For one thing, we let everyone stay up probably later than they should have been, but it was party at the Tighe house, right? Friday night and nowhere to go the next morning?  Why not spend a little time watching a movie together and enjoying the evening?  Not a problem.  Everyone got ready for bed and changed into their jammies without complaint or incident, so we were chugging right along.  I anticipated that we’d have a bit of a problem with the littlest one when the moment of truth actually arrived and bedtime was nigh.  He did not disappoint.  Todd said goodnight and helped him settle into his bed while the other boys and Chloe made their way to the bedroom.  Judah was instantly upset and began calling for his Daddy. “I want to see my Daddy!” he repeated, getting more agitated.  The other kids, clearly out of practice for this sort of thing (because while our kids don’t immediately lay down and close their eyes and mouths when bedtime comes, as there hasn’t been a lot of crying for a while.  Believe me, there’s LOTS of protest here at bedtime; it just comes in the form of endless trips for glasses of water and lots of giggles.)

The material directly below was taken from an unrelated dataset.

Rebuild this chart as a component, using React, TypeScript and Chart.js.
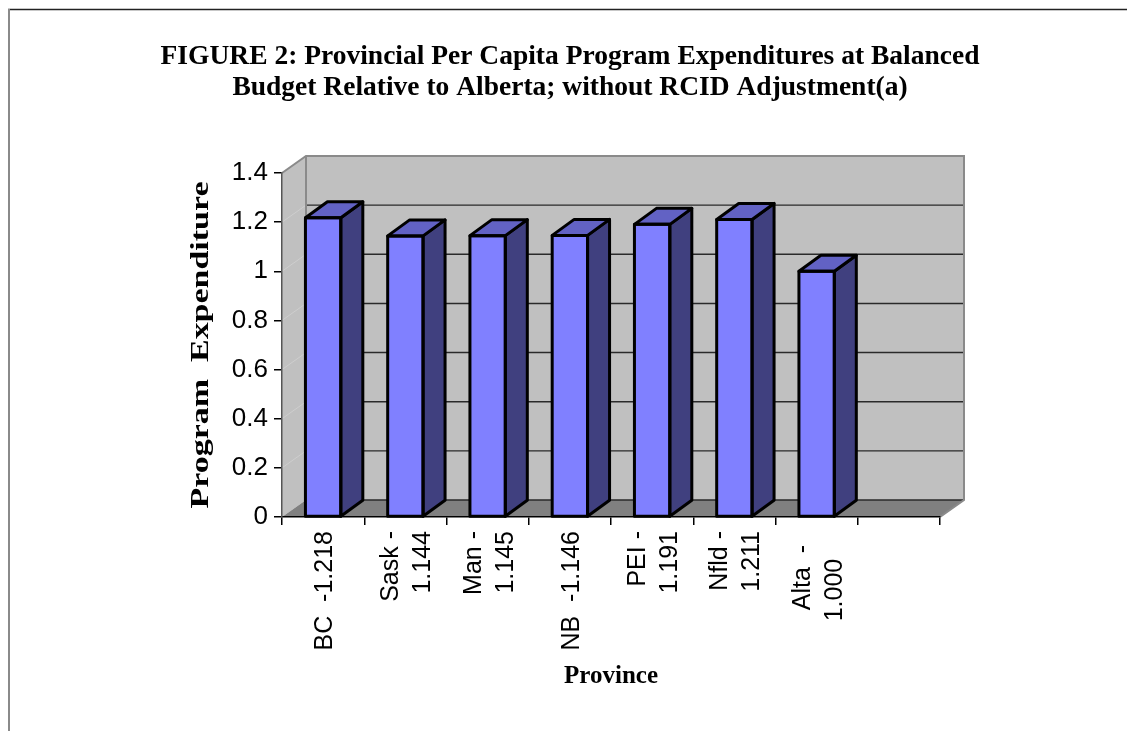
import React, { useEffect, useRef } from "react";
import { Chart, registerables } from "chart.js";

Chart.register(...registerables);

// ---- data ----
const provinces = ["BC", "Sask", "Man", "NB", "PEI", "Nfld", "Alta", ""];
const expenditure: (number | null)[] = [1.218, 1.144, 1.145, 1.146, 1.191, 1.211, 1.0, null];
const categoryLabels: string[][] = [
  ["BC  -1.218"],
  ["Sask -", "1.144"],
  ["Man -", "1.145"],
  ["NB  -1.146"],
  ["PEI -", "1.191"],
  ["Nfld -", "1.211"],
  ["Alta  -  ", "1.000    "],
  [],
];
const yMin = 0;
const yMax = 1.4;
const yStep = 0.2;
const titleLines = [
  "FIGURE 2: Provincial Per Capita Program Expenditures at Balanced",
  "Budget Relative to Alberta; without RCID Adjustment(a)",
];
const xTitle = "Province";
const yTitle = "Program  Expenditure";

// ---- styling ----
const W = 1127;
const H = 731;
const WALL_DX = 24; // depth offset of the back wall
const WALL_DY = -17;
const BAR_DX = 22; // depth of each bar
const BAR_DY = -16;
const Y_TITLE_LENGTH = 327; // the vertical title is stretched along its run
const SANS = "'Liberation Sans', Arial, sans-serif";
const SERIF = "'Liberation Serif', 'Times New Roman', serif";

const fmt = (v: number) => String(Number(v.toFixed(1)));

const threeD = {
  id: "threeD",
  beforeDraw(chart: any) {
    const { ctx } = chart;
    const xs = chart.scales.x;
    const ys = chart.scales.y;
    const x0 = xs.left;
    const x1 = xs.right;
    const yTop = ys.getPixelForValue(yMax);
    const yBase = ys.getPixelForValue(yMin);
    ctx.save();
    ctx.fillStyle = "#fff";
    ctx.fillRect(0, 0, chart.width, chart.height);

    // outer frame
    ctx.strokeStyle = "#222";
    ctx.lineWidth = 1.5;
    ctx.beginPath();
    ctx.moveTo(8, 9.5);
    ctx.lineTo(chart.width, 9.5);
    ctx.stroke();
    ctx.strokeStyle = "#8a8a8a";
    ctx.lineWidth = 2;
    ctx.beginPath();
    ctx.moveTo(9, 9);
    ctx.lineTo(9, chart.height);
    ctx.stroke();

    ctx.lineJoin = "miter";
    // back wall
    ctx.fillStyle = "#c0c0c0";
    ctx.fillRect(x0 + WALL_DX, yTop + WALL_DY, x1 - x0, yBase - yTop);
    // left wall
    ctx.beginPath();
    ctx.moveTo(x0, yTop);
    ctx.lineTo(x0 + WALL_DX, yTop + WALL_DY);
    ctx.lineTo(x0 + WALL_DX, yBase + WALL_DY);
    ctx.lineTo(x0, yBase);
    ctx.closePath();
    ctx.fill();
    // floor
    ctx.fillStyle = "#808080";
    ctx.beginPath();
    ctx.moveTo(x0, yBase);
    ctx.lineTo(x1, yBase);
    ctx.lineTo(x1 + WALL_DX, yBase + WALL_DY);
    ctx.lineTo(x0 + WALL_DX, yBase + WALL_DY);
    ctx.closePath();
    ctx.fill();

    // gridlines on the left wall (faint) and back wall (dark)
    for (let v = yMin; v <= yMax + 1e-9; v += yStep) {
      const py = ys.getPixelForValue(v);
      if (v > yMin + 1e-9 && v < yMax - 1e-9) {
        ctx.strokeStyle = "#cecece";
        ctx.lineWidth = 1;
        ctx.beginPath();
        ctx.moveTo(x0, py);
        ctx.lineTo(x0 + WALL_DX, py + WALL_DY);
        ctx.stroke();
      }
      if (v < yMax - 1e-9) {
        ctx.strokeStyle = "#2a2a2a";
        ctx.lineWidth = 1.4;
        ctx.beginPath();
        ctx.moveTo(x0 + WALL_DX, py + WALL_DY);
        ctx.lineTo(x1 + WALL_DX, py + WALL_DY);
        ctx.stroke();
      }
    }

    // wall outlines
    ctx.strokeStyle = "#8a8a8a";
    ctx.lineWidth = 2;
    ctx.beginPath();
    ctx.moveTo(x0, yTop);
    ctx.lineTo(x0 + WALL_DX, yTop + WALL_DY);
    ctx.lineTo(x1 + WALL_DX, yTop + WALL_DY);
    ctx.lineTo(x1 + WALL_DX, yBase + WALL_DY);
    ctx.lineTo(x1, yBase);
    ctx.moveTo(x0 + WALL_DX, yTop + WALL_DY);
    ctx.lineTo(x0 + WALL_DX, yBase + WALL_DY);
    ctx.stroke();
    ctx.restore();
  },
  afterDatasetsDraw(chart: any) {
    const { ctx } = chart;
    const meta = chart.getDatasetMeta(0);
    ctx.save();
    ctx.lineWidth = 3;
    ctx.strokeStyle = "#000";
    ctx.lineJoin = "round";
    meta.data.forEach((bar: any, i: number) => {
      if (expenditure[i] == null) return;
      const { x, y, base, width } = bar.getProps(["x", "y", "base", "width"], true);
      const l = x - width / 2;
      const r = x + width / 2;
      // side face
      ctx.fillStyle = "#40407f";
      ctx.beginPath();
      ctx.moveTo(r, y);
      ctx.lineTo(r + BAR_DX, y + BAR_DY);
      ctx.lineTo(r + BAR_DX, base + BAR_DY);
      ctx.lineTo(r, base);
      ctx.closePath();
      ctx.fill();
      ctx.stroke();
      // top face
      ctx.fillStyle = "#6262c4";
      ctx.beginPath();
      ctx.moveTo(l, y);
      ctx.lineTo(l + BAR_DX, y + BAR_DY);
      ctx.lineTo(r + BAR_DX, y + BAR_DY);
      ctx.lineTo(r, y);
      ctx.closePath();
      ctx.fill();
      ctx.stroke();
      // front outline
      ctx.strokeRect(l, y, width, base - y);
    });
    ctx.restore();
  },
  afterDraw(chart: any) {
    const { ctx } = chart;
    const xs = chart.scales.x;
    const ys = chart.scales.y;
    ctx.save();
    ctx.fillStyle = "#000";

    // title
    ctx.font = `bold 27.5px ${SERIF}`;
    ctx.textAlign = "center";
    ctx.textBaseline = "middle";
    titleLines.forEach((t, i) => ctx.fillText(t, 570, 57 + i * 31));

    // category labels, rotated, top-aligned to the axis
    ctx.font = `25px ${SANS}`;
    const lh = 32;
    categoryLabels.forEach((lines, i) => {
      const cx = xs.getPixelForValue(i);
      lines.forEach((line, j) => {
        const px = cx + (j - (lines.length - 1) / 2) * lh + 2;
        ctx.save();
        ctx.translate(px, xs.top + 14);
        ctx.rotate(-Math.PI / 2);
        ctx.textAlign = "right";
        ctx.textBaseline = "middle";
        ctx.fillText(line, 0, 0);
        ctx.restore();
      });
    });

    // axis titles
    ctx.font = `bold 25px ${SERIF}`;
    ctx.textAlign = "center";
    ctx.textBaseline = "middle";
    ctx.fillText(xTitle, (xs.left + xs.right) / 2, 677);

    ctx.save();
    ctx.translate(201, (ys.top + ys.bottom) / 2);
    ctx.rotate(-Math.PI / 2);
    ctx.font = `bold 26px ${SERIF}`;
    const runLen = ctx.measureText(yTitle).width;
    ctx.scale(Y_TITLE_LENGTH / runLen, 1);
    ctx.fillText(yTitle, 0, 0);
    ctx.restore();

    ctx.restore();
  },
};

export default function App() {
  const ref = useRef<HTMLCanvasElement>(null);
  useEffect(() => {
    if (!ref.current) return;
    const chart = new Chart(ref.current, {
      type: "bar",
      data: {
        labels: provinces,
        datasets: [
          {
            data: expenditure,
            backgroundColor: "#8080ff",
            borderColor: "#000",
            borderWidth: 0,
            barPercentage: 0.43,
            categoryPercentage: 1,
          },
        ],
      },
      options: {
        responsive: false,
        animation: false,
        events: [],
        layout: { padding: { top: 173, right: 187, bottom: 64, left: 0 } },
        plugins: {
          legend: { display: false },
          tooltip: { enabled: false },
          title: { display: false },
        },
        scales: {
          x: {
            offset: true,
            grid: {
              offset: true,
              drawOnChartArea: false,
              drawTicks: true,
              tickLength: 8,
              color: "#000",
              lineWidth: 1.5,
            },
            border: { display: true, color: "#000", width: 1.5 },
            ticks: { display: false },
            afterFit: (s: any) => {
              s.height = 150;
            },
          },
          y: {
            min: yMin,
            max: yMax,
            ticks: {
              stepSize: yStep,
              color: "#000",
              padding: 6,
              font: { family: SANS, size: 26 },
              callback: (v: any) => fmt(Number(v)),
            },
            grid: {
              drawOnChartArea: false,
              drawTicks: true,
              tickLength: 8,
              color: "#000",
              lineWidth: 1.5,
            },
            border: { display: true, color: "#555", width: 1.5 },
            afterFit: (s: any) => {
              s.width = 282;
            },
          },
        },
      },
      plugins: [threeD],
    });
    return () => chart.destroy();
  }, []);
  return (
    <div style={{ position: "fixed", left: 0, top: 0, width: W, height: H, background: "#fff" }}>
      <canvas ref={ref} width={W} height={H} style={{ display: "block", width: W, height: H }} />
    </div>
  );
}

So he’s crying and getting louder and louder.  Our kids are troubled by this.  They turn on the light if Judah says it’s too dark.  They may have even picked him up for a short time if he complained about being in the pack and play.  I went in there and assured Judah that he was OK to sleep at our house, telling him that all the other kids were going to sleep, and talking about all the fun things we planned to do tomorrow.  I also spoke to my oblivious kids, who were so out of practice with putting a baby down for bed.  Don’t turn the light on, don’t talk a lot to him, blah blah blah.   “Listen,” I instructed, “before he settles down, he may C-R-Y for a few minutes.”  I spelled out ‘cry’ so Judah wouldn’t get any more ideas, because while I was in there, he was quieted.  I followed it with a stern,  “You may even have to I-G-N-O-R-E it for a few minutes while he figures it out.”

IMMEDIATELY, Brendan pops up and loudly exclaims, “WHAT!?!  We may have to IGNORE him, you say?  He might CRY!?!?!?!”

Aw, sheesh.  So much for subtle messages.  Leave it to Brendan to say what I was trying to hide.  We couldn’t do anything but laugh.  He’s funny like that.

I left after saying goodnight to the boys and Chloe again, and Judah started up as soon as I crossed out of the threshold of the room.   Todd and I passed in the hallway and he went in there to comfort him once more.  He was successful at getting Judah to finally understand that it was bedtime without being cruel.  He’s good like that.  It sounded like they were finally quieting down for the night when I walked by on the way to our bedroom.   I almost completely lost it when I heard Judah yell out, “BOYS!  ‘TOP IT! ‘TOP IT!  TIME FOR NIGHT-NIGHT!!”  to which Patrick, Brendan, and Ben dissolved into peals of laughter and he started correcting them again.  “‘TOP IT! ‘TOP IT! GO NIGHT NIGHT!”  I quickly ran to my room so I could laugh without getting caught.  My kids had finally been given the what-for by a two-year-old, and it was a stitch.

The rest of the visit was just fine and we were all properly exhausted when the boys returned home to their parents.  We had a taste of dirty diapers, sippy cups, and blankies.  Patrick had his first taste of trying to fold up a pack and play (without reading the SIMPLE instructions, like a good man would).  We all slept well that night.